=== Short problem ===
Reproduce the listing word for word. Skip any image.

===============

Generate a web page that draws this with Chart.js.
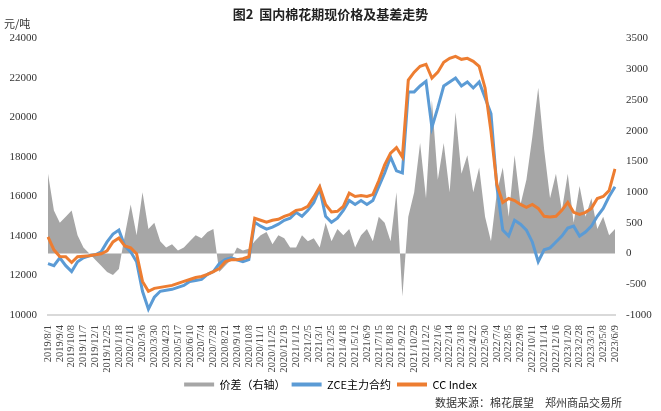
<!DOCTYPE html>
<html><head><meta charset="utf-8">
<script src="https://cdn.jsdelivr.net/npm/chart.js@4"></script>
<style>html,body{margin:0;padding:0;background:#fff}</style>
</head><body><canvas id="c" width="661" height="411"></canvas>
<script>
const tickDates=["2019/8/1","2019/9/4","2019/10/8","2019/11/7","2019/12/1","2019/12/25","2020/1/18","2020/2/11","2020/3/6","2020/3/30","2020/4/23","2020/5/17","2020/6/10","2020/7/4","2020/7/28","2020/8/21","2020/9/14","2020/10/8","2020/11/1","2020/11/25","2020/12/19","2021/1/12","2021/2/5","2021/3/1","2021/3/25","2021/4/18","2021/5/12","2021/6/9","2021/7/15","2021/8/18","2021/9/22","2021/10/29","2021/12/2","2022/1/6","2022/2/14","2022/3/18","2022/4/22","2022/5/30","2022/7/4","2022/8/5","2022/9/8","2022/10/11","2022/11/14","2022/12/16","2023/1/20","2023/2/28","2023/3/31","2023/5/8","2023/6/9"];
const ccIndex=[13960,13300,12960,12950,12660,12950,12980,13000,13050,13100,13250,13700,13900,13500,13400,13100,11700,11200,11350,11400,11450,11500,11600,11700,11800,11900,11950,12060,12200,12350,12700,12800,12800,12850,12950,14900,14800,14700,14800,14850,15000,15100,15300,15350,15500,15970,16500,15600,15220,15250,15500,16170,16000,16050,16000,16100,16800,17600,18200,18480,18000,21900,22300,22600,22700,22000,22300,22800,23000,23100,22950,23000,22850,22600,21500,19300,16600,15700,15900,15800,15600,15450,15600,15400,15000,14970,15000,15300,15700,15200,15100,15200,15400,15900,16000,16300,17400];
const zce=[12600,12500,12900,12500,12200,12700,12900,13000,13050,13200,13700,14100,14300,13500,13200,12700,11200,10300,10900,11200,11250,11300,11400,11500,11700,11750,11800,12060,12200,12600,12800,12900,12800,12700,12800,14700,14500,14350,14450,14600,14800,14900,15200,15000,15300,15700,16400,15000,14700,14900,15300,15800,15600,15800,15600,15800,16500,17200,18000,17300,17200,21300,21300,21600,21840,19500,20500,21600,21800,22000,21600,21800,21500,21800,21000,20200,16500,14300,14000,14800,14600,14300,13700,12700,13300,13400,13700,14000,14400,14500,14000,14200,14500,15000,15400,16000,16500];
const spread=[1300,700,500,600,700,300,100,0,-100,-200,-300,-350,-250,300,800,300,1000,400,500,200,100,150,50,100,200,300,250,350,400,-300,-200,-100,100,50,80,200,300,350,150,300,250,100,100,300,200,250,100,500,200,400,300,400,100,300,400,200,600,500,200,1000,-700,600,1000,1800,900,2500,1200,1800,1000,2300,1300,1600,1000,1400,600,200,1000,1400,600,1600,800,1200,1900,2700,1700,900,1300,700,1300,500,1100,600,900,400,600,300,400];
const labels=[];
for(let i=0;i<ccIndex.length;i++){labels.push(i%2===0?tickDates[i/2]:'');}
const serif="'Liberation Serif','Noto Sans CJK SC',serif";
const extra={id:'extra',afterDraw(ch){const c=ch.ctx;c.save();c.fillStyle='#333';c.font="11px 'Noto Sans CJK SC'";c.textAlign='left';c.fillText('元/吨',4,24);c.textAlign='right';c.fillText('数据来源：棉花展望　郑州商品交易所',622,403);c.restore();}};
new Chart(document.getElementById('c'),{
 data:{labels,datasets:[
  {type:'line',label:'价差（右轴）',data:spread,yAxisID:'y1',borderWidth:0,pointRadius:0,backgroundColor:'#a6a6a6',borderColor:'#a6a6a6',fill:'origin',order:3},
  {type:'line',label:'ZCE主力合约',data:zce,yAxisID:'y',borderColor:'#5b9bd5',backgroundColor:'#5b9bd5',borderWidth:3,pointRadius:0,order:2},
  {type:'line',label:'CC Index',data:ccIndex,yAxisID:'y',borderColor:'#ed7d31',backgroundColor:'#ed7d31',borderWidth:3,pointRadius:0,order:1}
 ]},
 options:{responsive:false,animation:false,maintainAspectRatio:false,
  layout:{padding:{left:0,right:0,top:0,bottom:11}},
  plugins:{title:{display:true,text:'图2  国内棉花期现价格及基差走势',font:{family:"'Noto Sans CJK SC'",size:13,weight:'bold'},color:'#222',padding:{top:6,bottom:17}},
   legend:{position:'bottom',labels:{font:{family:"'Noto Sans CJK SC'",size:11},color:'#444',boxWidth:30,boxHeight:4,padding:6,
     generateLabels(ch){return ch.data.datasets.map((d,i)=>({text:d.label,fillStyle:d.borderColor,strokeStyle:d.borderColor,lineWidth:0,datasetIndex:i}));}}},
   tooltip:{enabled:false}},
  scales:{
   x:{grid:{display:false},border:{color:'#d9d9d9',width:2},afterFit(s){s.height=58;},ticks:{autoSkip:false,maxRotation:90,minRotation:90,padding:2,font:{family:serif,size:10.5},color:'#444',callback(v){return labels[v];}}},
   y:{position:'left',min:10000,max:24000,grid:{display:false},border:{display:false},afterFit(s){s.width=48;},ticks:{stepSize:2000,font:{family:serif,size:11},color:'#333',callback:v=>String(v)}},
   y1:{position:'right',min:-1000,max:3500,grid:{display:false},border:{display:false},afterFit(s){s.width=46;},ticks:{stepSize:500,font:{family:serif,size:11},color:'#333',callback:v=>String(v)}}
  }}
 ,plugins:[extra]});
</script></body></html>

===============

=== Answer to this problem ===
Generate a web page that draws this with Chart.js.
<!DOCTYPE html>
<html><head><meta charset="utf-8">
<script src="https://cdn.jsdelivr.net/npm/chart.js@4"></script>
<style>html,body{margin:0;padding:0;background:#fff}</style>
</head><body><canvas id="c" width="661" height="411"></canvas>
<script>
const tickDates=["2019/8/1","2019/9/4","2019/10/8","2019/11/7","2019/12/1","2019/12/25","2020/1/18","2020/2/11","2020/3/6","2020/3/30","2020/4/23","2020/5/17","2020/6/10","2020/7/4","2020/7/28","2020/8/21","2020/9/14","2020/10/8","2020/11/1","2020/11/25","2020/12/19","2021/1/12","2021/2/5","2021/3/1","2021/3/25","2021/4/18","2021/5/12","2021/6/9","2021/7/15","2021/8/18","2021/9/22","2021/10/29","2021/12/2","2022/1/6","2022/2/14","2022/3/18","2022/4/22","2022/5/30","2022/7/4","2022/8/5","2022/9/8","2022/10/11","2022/11/14","2022/12/16","2023/1/20","2023/2/28","2023/3/31","2023/5/8","2023/6/9"];
const ccIndex=[13960,13300,12960,12950,12660,12950,12980,13000,13050,13100,13250,13700,13900,13500,13400,13100,11700,11200,11350,11400,11450,11500,11600,11700,11800,11900,11950,12060,12200,12350,12700,12800,12800,12850,12950,14900,14800,14700,14800,14850,15000,15100,15300,15350,15500,15970,16500,15600,15220,15250,15500,16170,16000,16050,16000,16100,16800,17600,18200,18480,18000,21900,22300,22600,22700,22000,22300,22800,23000,23100,22950,23000,22850,22600,21500,19300,16600,15700,15900,15800,15600,15450,15600,15400,15000,14970,15000,15300,15700,15200,15100,15200,15400,15900,16000,16300,17400];
const zce=[12600,12500,12900,12500,12200,12700,12900,13000,13050,13200,13700,14100,14300,13500,13200,12700,11200,10300,10900,11200,11250,11300,11400,11500,11700,11750,11800,12060,12200,12600,12800,12900,12800,12700,12800,14700,14500,14350,14450,14600,14800,14900,15200,15000,15300,15700,16400,15000,14700,14900,15300,15800,15600,15800,15600,15800,16500,17200,18000,17300,17200,21300,21300,21600,21840,19500,20500,21600,21800,22000,21600,21800,21500,21800,21000,20200,16500,14300,14000,14800,14600,14300,13700,12700,13300,13400,13700,14000,14400,14500,14000,14200,14500,15000,15400,16000,16500];
const spread=[1300,700,500,600,700,300,100,0,-100,-200,-300,-350,-250,300,800,300,1000,400,500,200,100,150,50,100,200,300,250,350,400,-300,-200,-100,100,50,80,200,300,350,150,300,250,100,100,300,200,250,100,500,200,400,300,400,100,300,400,200,600,500,200,1000,-700,600,1000,1800,900,2500,1200,1800,1000,2300,1300,1600,1000,1400,600,200,1000,1400,600,1600,800,1200,1900,2700,1700,900,1300,700,1300,500,1100,600,900,400,600,300,400];
const labels=[];
for(let i=0;i<ccIndex.length;i++){labels.push(i%2===0?tickDates[i/2]:'');}
const serif="'Liberation Serif','Noto Sans CJK SC',serif";
const extra={id:'extra',afterDraw(ch){const c=ch.ctx;c.save();c.fillStyle='#333';c.font="11px 'Noto Sans CJK SC'";c.textAlign='left';c.fillText('元/吨',4,24);c.textAlign='right';c.fillText('数据来源：棉花展望　郑州商品交易所',622,403);c.restore();}};
new Chart(document.getElementById('c'),{
 data:{labels,datasets:[
  {type:'line',label:'价差（右轴）',data:spread,yAxisID:'y1',borderWidth:0,pointRadius:0,backgroundColor:'#a6a6a6',borderColor:'#a6a6a6',fill:'origin',order:3},
  {type:'line',label:'ZCE主力合约',data:zce,yAxisID:'y',borderColor:'#5b9bd5',backgroundColor:'#5b9bd5',borderWidth:3,pointRadius:0,order:2},
  {type:'line',label:'CC Index',data:ccIndex,yAxisID:'y',borderColor:'#ed7d31',backgroundColor:'#ed7d31',borderWidth:3,pointRadius:0,order:1}
 ]},
 options:{responsive:false,animation:false,maintainAspectRatio:false,
  layout:{padding:{left:0,right:0,top:0,bottom:11}},
  plugins:{title:{display:true,text:'图2  国内棉花期现价格及基差走势',font:{family:"'Noto Sans CJK SC'",size:13,weight:'bold'},color:'#222',padding:{top:6,bottom:17}},
   legend:{position:'bottom',labels:{font:{family:"'Noto Sans CJK SC'",size:11},color:'#444',boxWidth:30,boxHeight:4,padding:6,
     generateLabels(ch){return ch.data.datasets.map((d,i)=>({text:d.label,fillStyle:d.borderColor,strokeStyle:d.borderColor,lineWidth:0,datasetIndex:i}));}}},
   tooltip:{enabled:false}},
  scales:{
   x:{grid:{display:false},border:{color:'#d9d9d9',width:2},afterFit(s){s.height=58;},ticks:{autoSkip:false,maxRotation:90,minRotation:90,padding:2,font:{family:serif,size:10.5},color:'#444',callback(v){return labels[v];}}},
   y:{position:'left',min:10000,max:24000,grid:{display:false},border:{display:false},afterFit(s){s.width=48;},ticks:{stepSize:2000,font:{family:serif,size:11},color:'#333',callback:v=>String(v)}},
   y1:{position:'right',min:-1000,max:3500,grid:{display:false},border:{display:false},afterFit(s){s.width=46;},ticks:{stepSize:500,font:{family:serif,size:11},color:'#333',callback:v=>String(v)}}
  }}
 ,plugins:[extra]});
</script></body></html>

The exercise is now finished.